- The problem: Working from the top of the listing below, retype each line through the line containing "import numpy as np", both included, with no pictures.

* start Data excerpt *

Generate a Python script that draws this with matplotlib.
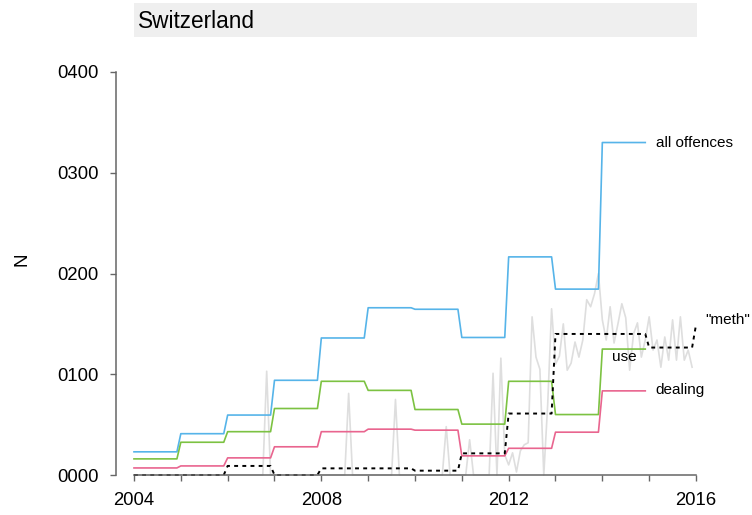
import matplotlib
matplotlib.use('Agg')
import matplotlib.pyplot as plt
from matplotlib.patches import Rectangle
from matplotlib.ticker import FixedLocator
import numpy as np

plt.rcParams['font.family'] = ['Liberation Sans', 'DejaVu Sans']

# yearly levels (plotted monthly, so each year is a flat step)
years = list(range(2004, 2015))
all_offences = [23, 41, 59.5, 94, 136, 166, 164.5, 136.5, 216.5, 184.5, 330]
use = [16, 32.5, 43, 66, 93, 84, 65, 50.5, 93, 60, 125]
dealing = [7, 9, 17, 28, 43, 45.5, 44.5, 19, 26.5, 42.5, 83.5]

meth_years = list(range(2004, 2016))
meth_level = [0, 0, 9, 0, 6.6, 6.6, 4.3, 21.5, 61, 140, 140, 126.5]
meth_last = 149  # value at 2016-01

# monthly search interest (grey), 2004-01 .. 2015-12
grey_monthly = (
    [0] * 12 +                                                    # 2004
    [0] * 12 +                                                    # 2005
    [0, 0, 0, 0, 0, 0, 0, 0, 0, 0, 103, 0] +                      # 2006
    [0] * 12 +                                                    # 2007
    [0, 0, 0, 0, 0, 0, 0, 81, 0, 0, 0, 0] +                       # 2008
    [0, 0, 0, 0, 0, 0, 0, 75, 0, 0, 0, 0] +                       # 2009
    [0, 0, 0, 0, 0, 0, 0, 0, 48, 0, 0, 0] +                       # 2010
    [0, 0, 35, 0, 0, 0, 0, 0, 101, 0, 116, 20] +                  # 2011
    [10, 22, 3, 24, 30, 32, 157, 117, 105, 0, 70, 165] +          # 2012
    [110, 118, 150, 104, 111, 132, 117, 134, 174, 167, 180, 200] +  # 2013
    [154, 134, 167, 131, 150, 170, 156, 104, 140, 151, 117, 134] +  # 2014
    [157, 124, 134, 107, 137, 114, 154, 114, 157, 114, 124, 107]    # 2015
)

months = np.arange(12) / 12.0


def monthly(yrs, vals):
    x = np.concatenate([y + months for y in yrs])
    v = np.repeat(vals, 12)
    return x, v


fig = plt.figure(figsize=(7.52, 5.15), dpi=100)
W, H = 752, 515
ax = fig.add_axes([116 / W, 1 - 475 / H, (696 - 116) / W, (475 - 72) / H])

# grey monthly series
gx = 2004 + np.arange(len(grey_monthly)) / 12.0
ax.plot(gx, grey_monthly, color='#dedede', lw=1.2, clip_on=False)

x, v = monthly(years, all_offences)
ax.plot(x, v, color='#56B4E9', lw=1.2, clip_on=False)
x, v = monthly(years, use)
ax.plot(x, v, color='#7CC242', lw=1.2, clip_on=False)
x, v = monthly(years, dealing)
ax.plot(x, v, color='#E9658F', lw=1.2, clip_on=False)

x, v = monthly(meth_years, meth_level)
x = np.append(x, 2016.0)
v = np.append(v, meth_last)
ax.plot(x, v, color='black', lw=1.4, linestyle=(0, (2, 2.2)), clip_on=False)

# line labels
ax.text(2015.15, 330, 'all offences', fontsize=11, va='center', ha='left')
ax.text(2014.2, 117, 'use', fontsize=11, va='center', ha='left')
ax.text(2015.13, 84, 'dealing', fontsize=11, va='center', ha='left')
ax.text(2016.2, 154, '"meth"', fontsize=11, va='center', ha='left', clip_on=False)

ax.set_xlim(2003.616, 2016.0)
ax.set_ylim(0, 400)

for s in ['top', 'right']:
    ax.spines[s].set_visible(False)
ax.spines['left'].set_bounds(0, 400)
ax.spines['bottom'].set_bounds(2004, 2016)
for s in ['left', 'bottom']:
    ax.spines[s].set_color('#666666')
    ax.spines[s].set_linewidth(1.1)

ax.set_yticks([0, 100, 200, 300, 400])
ax.set_yticklabels(['{:04d}'.format(t) for t in [0, 100, 200, 300, 400]])
ax.set_xticks([2004, 2008, 2012, 2016])
ax.set_xticklabels(['2004', '2008', '2012', '2016'])
ax.xaxis.set_minor_locator(FixedLocator(list(range(2004, 2017))))
ax.tick_params(axis='both', which='both', length=4.3, width=1.0, color='#666666',
               labelsize=13.3)
ax.tick_params(axis='y', pad=8)
ax.tick_params(axis='x', pad=8)

fig.text(22 / W, 1 - 259 / H, 'N', rotation=90, fontsize=13.5, ha='center', va='center')

# title strip
fig.patches.append(Rectangle((134 / W, 1 - 37 / H), (697 - 134) / W, 34 / H,
                             transform=fig.transFigure, facecolor='#efefef',
                             edgecolor='none', zorder=0))
fig.text(138 / W, 1 - 21 / H, 'Switzerland', fontsize=16.3, ha='left', va='center')

fig.savefig('out.png', dpi=100)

* end Data excerpt *

- Solution to this exercise:
Generate a Python script that draws this with matplotlib.
import matplotlib
matplotlib.use('Agg')
import matplotlib.pyplot as plt
from matplotlib.patches import Rectangle
from matplotlib.ticker import FixedLocator
import numpy as np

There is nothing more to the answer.